China’s Market Regulator Fines Luxshare and Wingtech Over Their Unwinding Deal
May 27, 2026 – 10:15 am
The State Administration for Market Regulation (SAMR) has penalized Luxshare Precision Industry and Wingtech Technology for procedural violations related to their collapsed asset sale, reflecting Beijing’s increasingly stringent merger enforcement.
According to a Reuters report, the fine is the latest development in a deal that began as a forced divestment for Wingtech due to US sanctions and has since unraveled into an arbitration case. The transaction involved Wingtech selling its product assembly business to Luxshare for approximately 4.4-4.6 billion yuan ($630 million).
The deal immediately faced challenges, including the seizure of local manufacturing assets in India on national security grounds. Despite paying a significant upfront sum, Luxshare was unable to complete the transfer.
In January 2026, Luxshare initiated arbitration at the Singapore International Arbitration Center (SIAC) to unwind the Indian portion of the deal and recover its deposit. Wingtech has counterclaimed, arguing that Luxshare’s termination attempt constitutes a breach.
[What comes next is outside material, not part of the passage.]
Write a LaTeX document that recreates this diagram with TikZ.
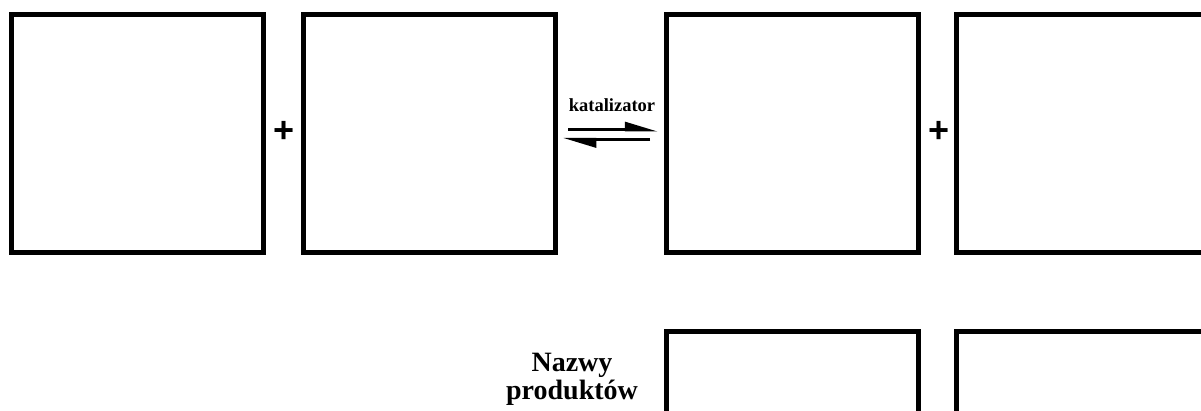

SAMR’s fine focuses on the procedural integrity of the deal rather than its competitive implications. China’s amended Anti-Monopoly Law gives SAMR expanded powers to penalize merger control breaches, including notifications failures ("gun-jumping"), with fines reaching up to 10% of a party’s prior year turnover.
The wider context is one of increasing regulatory scrutiny. SAMR has recently shown a more assertive stance on deals that fall below formal notification thresholds but are deemed consequential. The Luxshare-Wingtech fine reinforces this trend and serves as a warning to other Chinese electronics companies facing pressure from US sanctions. It also highlights the challenges faced by companies attempting forced divestments under such circumstances, without assuming relaxed regulatory scrutiny due to geopolitical context.